A couple weeks ago, I came across an article written about the effects of the American welfare state.1 Its provocative title immediately caught my attention since it seemed related to previous posts.2
The article is a review of Edgar K. Browning’s Stealing from Each Other: How the Welfare State Robs Americans of Money and Spirit. Mr. Browning is a Research Fellow at the Independent Institute and Professor of Economics at Texas A&M University. His analysis of the welfare state is based on the economic concept of opportunity cost. First developed by John Stuart Mill, the economic opportunity cost is the value of the next best alternative foregone as the result of making a decision.
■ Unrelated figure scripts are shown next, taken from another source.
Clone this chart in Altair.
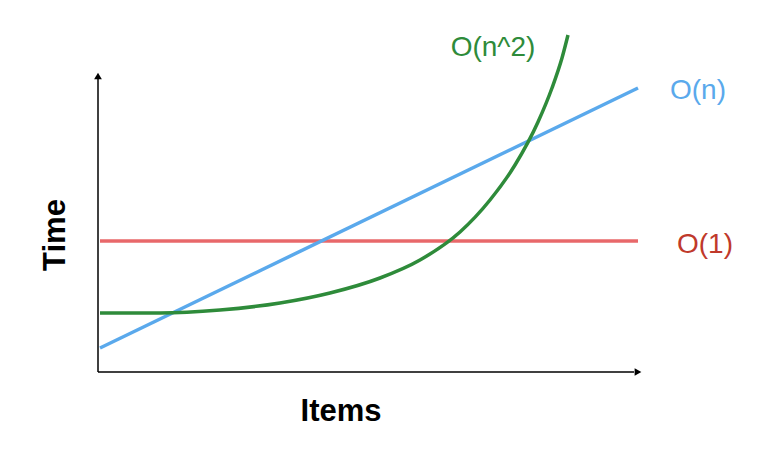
import altair as alt
import pandas as pd

# positions in picture pixels (x right, y down)
const_x = [100, 638]
const_y = [241, 241]
lin_x = [100, 638]
lin_y = [348, 88]
quad_x = [100, 160, 220, 280, 330, 380, 420, 460, 490, 515, 538, 552, 562, 568]
quad_y = [313, 313, 310, 303, 293, 278, 260, 232, 200, 165, 122, 88, 58, 35]

labels = ["O(n^2)", "O(n)", "O(1)"]
label_x = [493, 698, 705]
label_y = [48, 91, 245]
label_col = ["#2e8b3a", "#5aa9ec", "#c0392b"]

xs = alt.Scale(domain=[8, 770], nice=False, zero=False)
ys = alt.Scale(domain=[442, 8], nice=False, zero=False)
X = lambda f: alt.X(f, scale=xs, axis=None)
Y = lambda f: alt.Y(f, scale=ys, axis=None)

def line(xv, yv, color):
    df = pd.DataFrame({"x": xv, "y": yv, "o": range(len(xv))})
    return alt.Chart(df).mark_line(color=color, strokeWidth=3.5, interpolate="monotone").encode(
        x=X("x:Q"), y=Y("y:Q"), order="o:Q")

vaxis = pd.DataFrame({"x": [98], "y": [372], "y2": [78]})
haxis = pd.DataFrame({"x": [98], "x2": [634], "y": [372]})
ax1 = alt.Chart(vaxis).mark_rule(color="black", strokeWidth=1.5).encode(
    x=X("x:Q"), y=Y("y:Q"), y2="y2:Q")
ax2 = alt.Chart(haxis).mark_rule(color="black", strokeWidth=1.5).encode(
    x=X("x:Q"), x2="x2:Q", y=Y("y:Q"))
heads = pd.DataFrame({"x": [98, 638], "y": [76, 372], "s": ["triangle-up", "triangle-right"]})
arrows = alt.Chart(heads).mark_point(filled=True, color="black", size=60, opacity=1).encode(
    x=X("x:Q"), y=Y("y:Q"), shape=alt.Shape("s:N", scale=None))

lab = pd.DataFrame({"t": labels, "x": label_x, "y": label_y, "c": label_col})
texts = alt.Chart(lab).mark_text(font="Liberation Sans", fontSize=28, baseline="middle").encode(
    x=X("x:Q"), y=Y("y:Q"), text="t:N", color=alt.Color("c:N", scale=None))

titles = pd.DataFrame({"t": ["Items"], "x": [341], "y": [412]})
xt = alt.Chart(titles).mark_text(font="Liberation Sans", fontSize=31, fontWeight="bold").encode(
    x=X("x:Q"), y=Y("y:Q"), text="t:N")
yt = alt.Chart(pd.DataFrame({"t": ["Time"], "x": [56], "y": [235]})).mark_text(
    font="Liberation Sans", fontSize=31, fontWeight="bold", angle=270).encode(
    x=X("x:Q"), y=Y("y:Q"), text="t:N")

chart = alt.layer(
    ax1, ax2, arrows,
    line(const_x, const_y, "#e8686a"),
    line(lin_x, lin_y, "#5aa9ec"),
    line(quad_x, quad_y, "#2e8b3a"),
    texts, xt, yt,
).properties(width=762, height=434, padding=0, autosize="none", background="white"
).configure_view(stroke=None)

chart.save("out.html", embed_options={"renderer": "svg", "actions": False})
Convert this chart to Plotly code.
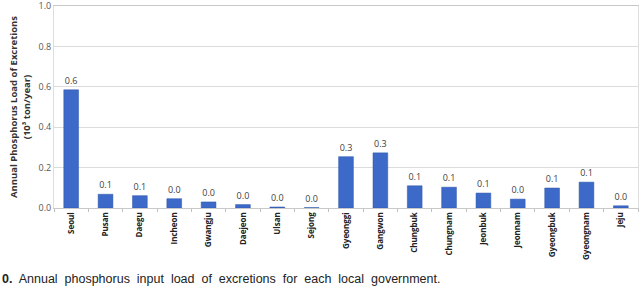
import plotly.graph_objects as go

regions = ["Seoul", "Pusan", "Daegu", "Incheon", "Gwangju", "Daejeon", "Ulsan", "Sejong",
           "Gyeonggi", "Gangwon", "Chungbuk", "Chungnam", "Jeonbuk", "Jeonnam",
           "Gyeongbuk", "Gyeongnam", "Jeju"]
loads = [0.585, 0.068, 0.061, 0.046, 0.030, 0.017, 0.005, 0.002,
         0.254, 0.273, 0.110, 0.103, 0.074, 0.044, 0.099, 0.128, 0.011]
y_ticks = [0.0, 0.2, 0.4, 0.6, 0.8, 1.0]

fig = go.Figure(go.Bar(
    x=regions, y=loads,
    marker=dict(color="#3d69c9", line=dict(color="#2f56a8", width=0.5)),
    texttemplate="%{y:.1f}", textposition="outside",
    textfont=dict(size=9, color="#404040", family="Open Sans"),
    cliponaxis=False,
))

fig.update_layout(
    width=642, height=300,
    margin=dict(l=54, r=4, t=6, b=92, autoexpand=False),
    plot_bgcolor="white", paper_bgcolor="white",
    bargap=0.57, showlegend=False,
    font=dict(family="Open Sans", color="#404040"),
    xaxis=dict(
        tickangle=-90, tickfont=dict(size=8, color="#222", family="Open Sans"),
        showline=True, linecolor="#c8c8c8", linewidth=1, mirror=True,
        ticks="outside", tickson="boundaries", ticklen=3, tickcolor="#c0c0c0",
        showgrid=False, automargin=False,
        ticktext=["<b>%s</b>" % r for r in regions], tickvals=regions,
    ),
    yaxis=dict(
        range=[0, 1.0], tickvals=y_ticks, tickformat=".1f",
        tickfont=dict(size=9, color="#555"), ticklabeloverflow="allow",
        showgrid=True, gridcolor="#dcdcdc", gridwidth=1,
        zeroline=False, showline=True, linecolor="#dedede", linewidth=1, mirror=True,
        automargin=False,
        title=dict(text="<b>Annual Phosphorus Load of Excretions<br>(10³ ton/year)</b>",
                   font=dict(size=9.5, color="#333"), standoff=6),
    ),
    annotations=[dict(
        xref="paper", yref="paper", x=-54/584, y=-62/202, xanchor="left", yanchor="top",
        text="<b>0.</b>  Annual  phosphorus  input  load  of  excretions  for  each  local  government.",
        showarrow=False, font=dict(size=12.5, color="#222", family="Liberation Sans Narrow, Liberation Sans"),
    )],
)

fig.write_html("out.html")
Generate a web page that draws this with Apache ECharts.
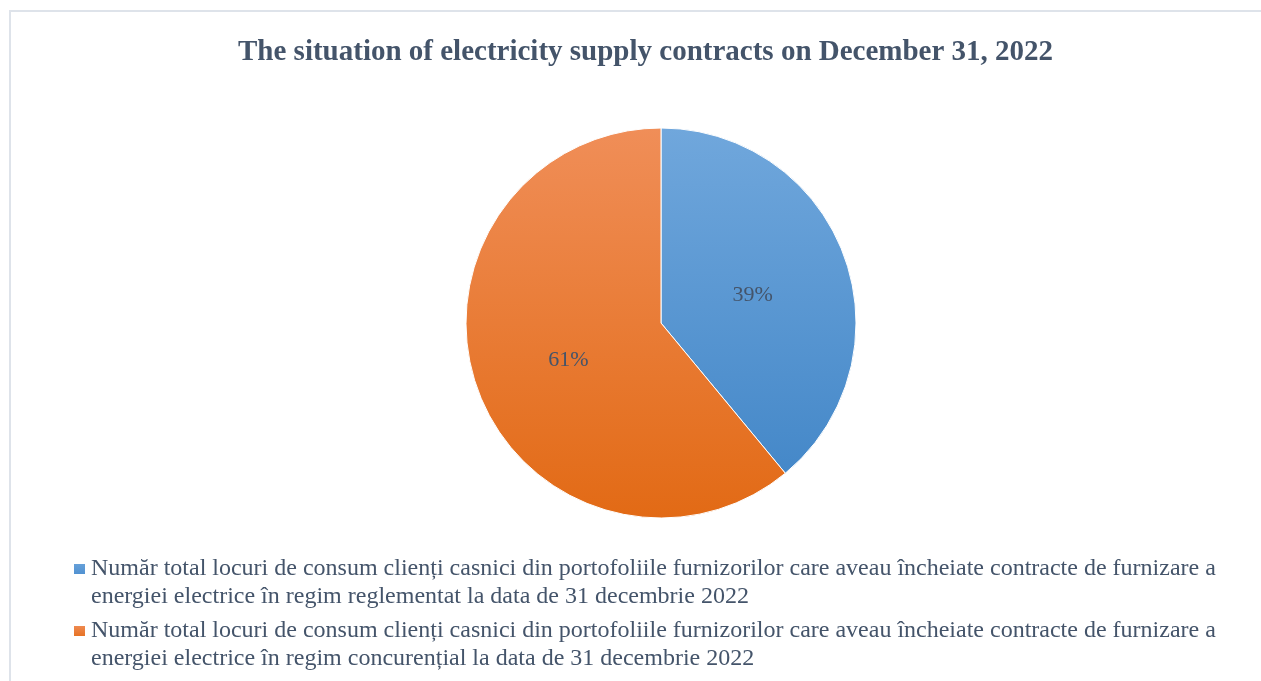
<!DOCTYPE html>
<html>
<head>
<meta charset="utf-8">
<script src="https://cdn.jsdelivr.net/npm/echarts@6/dist/echarts.min.js"></script>
<style>
  html, body { margin: 0; padding: 0; background: #fff; }
  #chart { width: 1261px; height: 681px; }
</style>
</head>
<body>
<div id="chart"></div>
<script>
// date din grafic
var categories = [
  'Număr total locuri de consum clienți casnici din portofoliile furnizorilor care aveau încheiate contracte de furnizare a energiei electrice în regim reglementat la data de 31 decembrie 2022',
  'Număr total locuri de consum clienți casnici din portofoliile furnizorilor care aveau încheiate contracte de furnizare a energiei electrice în regim concurențial la data de 31 decembrie 2022'
];
var values = [39, 61];
var titleText = 'The situation of electricity supply contracts on December 31, 2022';

var serif = '"Liberation Serif", "DejaVu Serif", serif';
var textColor = '#44546A';

// gradient pe toata placinta (coordonate globale)
var fills = [
  new echarts.graphic.LinearGradient(0, 128, 0, 518, [
    {offset: 0, color: '#70A7DC'},
    {offset: 1, color: '#3F84C6'}
  ], true),
  new echarts.graphic.LinearGradient(0, 128, 0, 518, [
    {offset: 0, color: '#F08E58'},
    {offset: 1, color: '#E26A15'}
  ], true)
];
// iconite legenda
var legendFills = [
  new echarts.graphic.LinearGradient(0, 0, 0, 1, [
    {offset: 0, color: '#6AA3DA'}, {offset: 1, color: '#4D8FD0'}
  ]),
  new echarts.graphic.LinearGradient(0, 0, 0, 1, [
    {offset: 0, color: '#F08E58'}, {offset: 1, color: '#E56E1C'}
  ])
];
var labelOffsets = [[-3, 6], [2, 3]];

var myChart = echarts.init(document.getElementById('chart'));
var option = {
  animation: false,
  backgroundColor: '#fff',
  title: {
    text: titleText,
    left: 233,
    top: 33,
    textStyle: {
      fontFamily: serif,
      fontSize: 29,
      fontWeight: 'bold',
      color: textColor
    }
  },
  graphic: [{
    type: 'rect',
    shape: {x: 10, y: 11, width: 1300, height: 700},
    style: {fill: null, stroke: '#DEE3EA', lineWidth: 2},
    silent: true
  }],
  legend: {
    orient: 'vertical',
    left: 72,
    top: 527,
    height: 400,
    padding: 0,
    itemWidth: 13,
    itemHeight: 12,
    itemGap: -22,
    icon: 'rect',
    data: categories.map(function (name, i) {
      return {name: name, itemStyle: {color: legendFills[i]}};
    }),
    // linie goala sus ca patratul sa stea langa primul rand
    formatter: function (name) {
      return '\n' + name.replace(' energiei', '\nenergiei');
    },
    textStyle: {
      fontFamily: serif,
      fontSize: 24,
      lineHeight: 28,
      color: textColor
    }
  },
  series: [{
    type: 'pie',
    center: [661, 323],
    radius: [0, 195],
    startAngle: 90,
    clockwise: true,
    avoidLabelOverlap: false,
    itemStyle: {borderColor: '#fff', borderWidth: 1},
    label: {
      show: true,
      position: 'inside',
      formatter: '{c}%',
      fontFamily: serif,
      fontSize: 22,
      color: textColor
    },
    labelLine: {show: false},
    emphasis: {disabled: true},
    data: categories.map(function (name, i) {
      return {
        name: name,
        value: values[i],
        itemStyle: {color: fills[i]},
        label: {offset: labelOffsets[i]}
      };
    })
  }]
};
myChart.setOption(option);
</script>
</body>
</html>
Accordingly,
What do we give up by the choice to have the federal government engage in widespread income redistribution?
Browning’s answer is: a great deal of output. He estimates that U.S. GDP would be at least 25 percent larger if it weren’t for the host of programs and taxes constituting the welfare system. He regards it as a bad tradeoff and makes a powerful case for abolishing federal income transfers and adopting a “just say no” policy toward any suggestions for more of them in the future. (Browning is fine with states’ running whatever welfare programs they want; he respects the Constitution’s federalist plan.) “A non-redistributive federal government,” he writes, “would permit more of the productive potential of the American people to be realized.”
Based on this premise, the welfare system causes the economy to lose output in a number of socially destructive ways. Some of these include:
- Welfare recipients are strongly deterred from working by the high implicit tax rates they face on income they earn.
- Social Security has reduced GDP by 5 to 10 percent when hidden costs are taken into consideration.
- Unemployment-insurance taxes lower the paychecks of all workers to provide the funds that cover unemployment benefits for workers who lose their jobs.
One of the outcomes of “America’s 75-year dalliance with federal income redistribution” is that it “has made it a poorer country than it would otherwise be. It has also made America a far more politicized and contentious one.” For example,
By their nature, transfer programs ensure that people have diametrically opposed interests, and opposing interests are often divisive. Social Security pits the young against the old, the federal income tax positions the wealthy against the middle class, affirmative action sets whites against minorities, and so on. . . .
In summary, the reviewer concluded:
I must also commend Browning for not making his book exclusively about the economics of redistribution. He also questions its morality. He contends that when the state taxes Person A in order to transfer the money to Person B, it is stealing. The fact that it’s accomplished through democratic politics doesn’t change the morality at all. And to those who are inclined to view wealth accumulation by free-market activity as morally suspect, Browning replies that in the market, rewards correspond to a person’s contribution to the betterment of other people’s lives. Come up with a product that millions want very much and you earn a lot. If you do nothing, you earn nothing. Overall, that’s pretty fair.
It may be politically impossible to escape from the quicksand of the redistributive state, but Edgar Browning has made it clear that everyone would benefit if we could do so — everyone except for the interest groups that have an interest in maintaining the status quo. There’s the real problem.
Quicksand indeed, especially since America’s welfare state is based on redistributive programs which foster an environment of getting something for nothing and taking from those who have, under a supposedly democratic and legal system of plunder.